Slogan e gesti di Trump: «scartare» le persone, ma come si fa?
mercoledì 16 novembre 2016

Sto scorrendo gli slogan più memorabili lanciati da Donald Trump, e sono tutti molto importanti, anche quegli sgradevoli. Possono essere sgradevoli per me (che non ho votato), per voi (che non avete votato), ma possono essere gradevoli per il popolo che l’ha votato. «Le donne sono cagne», cioè sessualmente disponibili: lo ritenevo uno slogan impronunciabile, ti fa perdere tanti voti e non te ne fa guadagnare nessuno. Evidentemente non è così. C’è anche una fetta di popolo attirata dal machismo spinto, dall’insulto grave anzi greve, che significa picchiare con le parole l’avversario, e meglio ancora se l’avversario non è una persona (bersaglio piccolo) ma un genere (bersaglio grosso).

«I neri sono pigri» è espressione di un razzismo subdolo, perché mentre lancia un’offesa carica sull’offeso una colpa, e lo rende meritevole di quell’offesa. Dunque: puoi essere razzista, ma con orgoglio. Gli immigrati messicani sono «criminali, trafficanti di droga e stupratori», dunque portano degrado nella città ma anche crimine nella società: se li cacci, vivrai in una città più pulita ma anche più onesta, più bella e più buona.

«La tortura funziona», dunque è cosa buona: quando dicono «tortura» gli americani intendono soprattutto il waterboarding, che i marines vengono addestrati a sopportare il più a lungo possibile, non diventi un marine se non resisti a lungo con la testa sott’acqua. Ciascuno di questi slogan, per quanto a me sembri impossibile, ha una sua dose di attrazione: c’è una fetta di società, là ma forse anche qua, che si eccita, e l’eccitazione è una forma di gradimento.

Anche dire «deporterò 3 milioni di clandestini» (o anche 11, dipende dai giorni) ha una sua suggestione. Questi slogan non li approviamo, non li accettiamo, ma possiamo capire che portino voti, che nel quadro machiavellico di una battaglia elettorale vengano usati. Quel che non riusciamo a capire è perché sia stata pronunciata un’altra frase, a proposito di un disabile. Il quale era un giornalista del “New York Times”, e aveva intervistato Trump. Evidentemente Trump non deve aver gradito qualche domanda, e allora rende conto dell’incidente ai suoi fans in questi termini: «Dovevate vederlo, povero ragazzo... », e storce la faccia, la bocca, le braccia, le spalle. Il giornalista soffre di una malattia che si chiama artrogriposi, e che dà appunto quei contorcimenti. Dunque, Trump lo scimmiotta per dileggiarlo. Perché Trump abbia pensato (o, peggio ancora, perché lo abbia pensato il suo staff elettorale, che guidava la sua campagna), che mimare e deridere una persona per la sua malattia sia utile ad attrarre elettori, a raccogliere consensi, applausi, voti, mi sfugge. Ma evidentemente è un limite mio, visto che così è andata.

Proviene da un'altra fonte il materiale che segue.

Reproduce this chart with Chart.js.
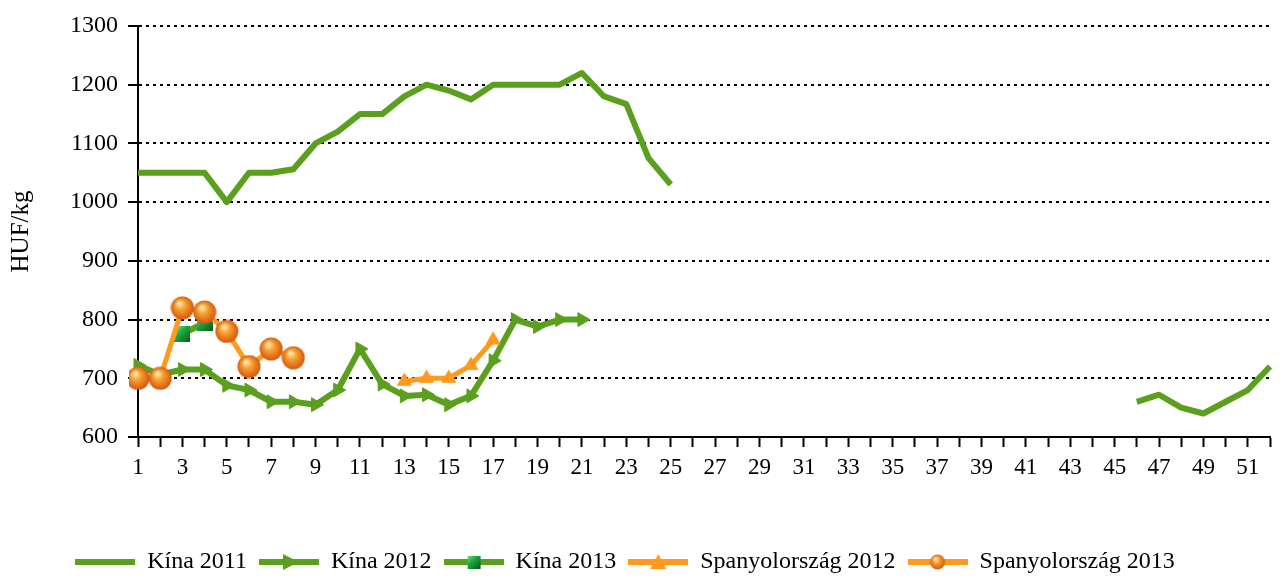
<!DOCTYPE html>
<html>
<head>
<meta charset="utf-8">
<script src="https://cdn.jsdelivr.net/npm/chart.js@4"></script>
<style>
  html, body { margin: 0; padding: 0; background: #fff; }
</style>
</head>
<body>
<canvas id="myChart" width="1283" height="579"></canvas>
<script>
// weeks 1..52
const weeks = [1,2,3,4,5,6,7,8,9,10,11,12,13,14,15,16,17,18,19,20,21,22,23,24,25,26,
               27,28,29,30,31,32,33,34,35,36,37,38,39,40,41,42,43,44,45,46,47,48,49,50,51,52];

const kina2011 = [1050,1050,1050,1050,1000,1050,1050,1056,1100,1120,1150,1150,1180,1200,1190,1175,
                  1200,1200,1200,1200,1220,1180,1167,1075,1030,
                  null,null,null,null,null,null,null,null,null,null,
                  null,null,null,null,null,null,null,null,null,null,
                  660,672,650,640,660,680,720];
const kina2012 = [722,706,715,715,688,680,660,660,655,680,750,690,670,672,655,670,730,800,788,800,800];
const kina2013 = [null,null,775,795];
const spain2012 = [null,null,null,null,null,null,null,null,null,null,null,null,695,700,700,722,765];
const spain2013 = [700,700,820,813,780,720,750,735];

const seriesNames = ['Kína 2011', 'Kína 2012', 'Kína 2013', 'Spanyolország 2012', 'Spanyolország 2013'];
const yTicks = [600, 700, 800, 900, 1000, 1100, 1200, 1300];

const green = '#5aa01e';
const orange = '#ff9a1e';
const serif = 'Liberation Serif';

// shaded ball marker
function sphere(r) {
    const c = document.createElement('canvas');
    c.width = c.height = r * 2;
    const g = c.getContext('2d');
    const grad = g.createRadialGradient(r * 0.75, r * 0.6, r * 0.1, r, r, r);
    grad.addColorStop(0, '#ffe4a8');
    grad.addColorStop(0.35, '#f8a232');
    grad.addColorStop(1, '#d4520e');
    g.fillStyle = grad;
    g.beginPath();
    g.arc(r, r, r - 0.5, 0, Math.PI * 2);
    g.fill();
    return c;
}

// shaded green square marker
function cube(s) {
    const c = document.createElement('canvas');
    c.width = c.height = s;
    const g = c.getContext('2d');
    const grad = g.createLinearGradient(0, 0, s, s);
    grad.addColorStop(0, '#7ee896');
    grad.addColorStop(0.4, '#22a844');
    grad.addColorStop(1, '#075a1a');
    g.fillStyle = grad;
    g.fillRect(0, 0, s, s);
    return c;
}

// legend sample: a line with the marker in the middle
function legendIcon(color, lw, marker) {
    const w = 60, h = 22;
    const c = document.createElement('canvas');
    c.width = w; c.height = h;
    const g = c.getContext('2d');
    g.strokeStyle = color;
    g.lineWidth = lw;
    g.beginPath();
    g.moveTo(0, h / 2);
    g.lineTo(w, h / 2);
    g.stroke();
    if (marker) marker(g, w / 2, h / 2);
    return c;
}

const ball = sphere(12);
const smallBall = sphere(8);
const box = cube(16);
const smallBox = cube(13);

const legendIcons = [
    legendIcon(green, 6),
    legendIcon(green, 6, (g, x, y) => {
        g.fillStyle = green;
        g.beginPath();
        g.moveTo(x - 6, y - 8); g.lineTo(x + 10, y); g.lineTo(x - 6, y + 8);
        g.closePath(); g.fill();
    }),
    legendIcon(green, 6, (g, x, y) => g.drawImage(smallBox, x - 6.5, y - 6.5)),
    legendIcon(orange, 6, (g, x, y) => {
        g.fillStyle = orange;
        g.beginPath();
        g.moveTo(x, y - 8); g.lineTo(x + 8, y + 7); g.lineTo(x - 8, y + 7);
        g.closePath(); g.fill();
    }),
    legendIcon(orange, 6, (g, x, y) => g.drawImage(smallBall, x - 8, y - 8))
];

// move the legend a bit, as in the original layout
const legendShift = {
    id: 'legendShift',
    afterLayout(chart) {
        const lg = chart.legend;
        lg.left -= 10; lg.right -= 10;
        lg.top += 5; lg.bottom += 5;
    }
};

const data = {
    labels: weeks,
    datasets: [{
        label: seriesNames[0],
        data: kina2011,
        borderColor: green,
        backgroundColor: green,
        borderWidth: 6,
        pointRadius: 0,
        order: 5
    }, {
        label: seriesNames[1],
        data: kina2012,
        borderColor: green,
        backgroundColor: green,
        borderWidth: 6,
        pointStyle: 'triangle',
        rotation: 90,
        pointRadius: 8,
        pointBorderWidth: 1,
        order: 4
    }, {
        label: seriesNames[2],
        data: kina2013,
        borderColor: green,
        backgroundColor: green,
        borderWidth: 6,
        pointStyle: box,
        order: 2
    }, {
        label: seriesNames[3],
        data: spain2012,
        borderColor: orange,
        backgroundColor: orange,
        borderWidth: 5,
        pointStyle: 'triangle',
        pointRadius: 8,
        pointBorderWidth: 1,
        order: 3
    }, {
        label: seriesNames[4],
        data: spain2013,
        borderColor: orange,
        backgroundColor: orange,
        borderWidth: 5,
        pointStyle: ball,
        order: 1
    }]
};

const config = {
    type: 'line',
    data: data,
    plugins: [legendShift],
    options: {
        responsive: false,
        animation: false,
        spanGaps: false,
        layout: {
            padding: { left: 0, right: 13, top: 26, bottom: 0 }
        },
        elements: {
            line: { tension: 0, borderJoinStyle: 'round' }
        },
        scales: {
            x: {
                type: 'category',
                offset: false,
                afterFit: (s) => { s.height = 96; },
                grid: {
                    drawOnChartArea: false,
                    drawTicks: true,
                    tickLength: 10,
                    tickColor: '#000',
                    tickWidth: 2
                },
                border: { color: '#000', width: 2 },
                ticks: {
                    autoSkip: false,
                    maxRotation: 0,
                    padding: 7,
                    color: '#000',
                    font: { family: serif, size: 23 },
                    callback: (v, i) => (i % 2 === 0 ? weeks[i] : '')
                }
            },
            y: {
                min: yTicks[0],
                max: yTicks[yTicks.length - 1],
                afterFit: (s) => { s.width = 138; },
                afterBuildTicks: (s) => { s.ticks = yTicks.map(v => ({ value: v })); },
                grid: {
                    color: '#000',
                    lineWidth: 2,
                    tickLength: 10,
                    tickColor: '#000',
                    tickWidth: 2
                },
                border: { color: '#000', width: 2, dash: [3, 4] },
                ticks: {
                    padding: 10,
                    color: '#000',
                    font: { family: serif, size: 24 },
                    callback: (v) => String(v)
                },
                title: {
                    display: true,
                    text: 'HUF/kg',
                    color: '#000',
                    padding: { top: 6, bottom: 0 },
                    font: { family: serif, size: 25 }
                }
            }
        },
        plugins: {
            tooltip: { enabled: false },
            legend: {
                position: 'bottom',
                labels: {
                    usePointStyle: true,
                    pointStyleWidth: 60,
                    padding: 12,
                    color: '#000',
                    font: { family: serif, size: 24 },
                    generateLabels: (chart) => chart.data.datasets.map((ds, i) => ({
                        text: ds.label,
                        pointStyle: legendIcons[i],
                        datasetIndex: i,
                        fillStyle: 'rgba(0,0,0,0)',
                        strokeStyle: 'rgba(0,0,0,0)',
                        lineWidth: 0,
                        hidden: false,
                        fontColor: '#000'
                    }))
                }
            }
        }
    }
};

var myChart = new Chart(document.getElementById('myChart'), config);
</script>
</body>
</html>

Cercavamo di capire la destra militare, la destra politica, la destra economica, la destra sociale. In queste aree si schierano anche intellettuali di grande peso, artisti, attori, registi, giornalisti, politici. Dissento ma discuto. Ed ecco arriva la destra esistenziale, con per di più un passato di sinistra (perché questa è la storia “politica” dell’impolitico Trump). Tu vedi uno con un handicap, e sghignazzi. È appena uscito il discorso del Papa che condanna le società dove ci sono «persone scartate», e ci domandavamo come si fa a scartare le persone. Ecco come: vedendo un disabile, ti diverti della visione e spartisci il tuo divertimento con i tuoi, per raddoppiarlo. Tu vivi la tua vita, che è bella ricca felice, se un altro ha una vita con problemi, sono problemi suoi e non tuoi.

C’è una domanda nello Zarathustra di Nietzsche che dice così: «I vermi, nel pane della vita, son necessari?». No, evidentemente, non sono necessari, per mangiare quel pane devi prima “scartare” quei vermi. È un’idea “selettiva” dell’umanità. Sto esprimendo un pensiero personale. Compito di un capo è aumentare la felicità di tutti. Ma qui la propria felicità pare consista nell’aumentare l’infelicità altrui.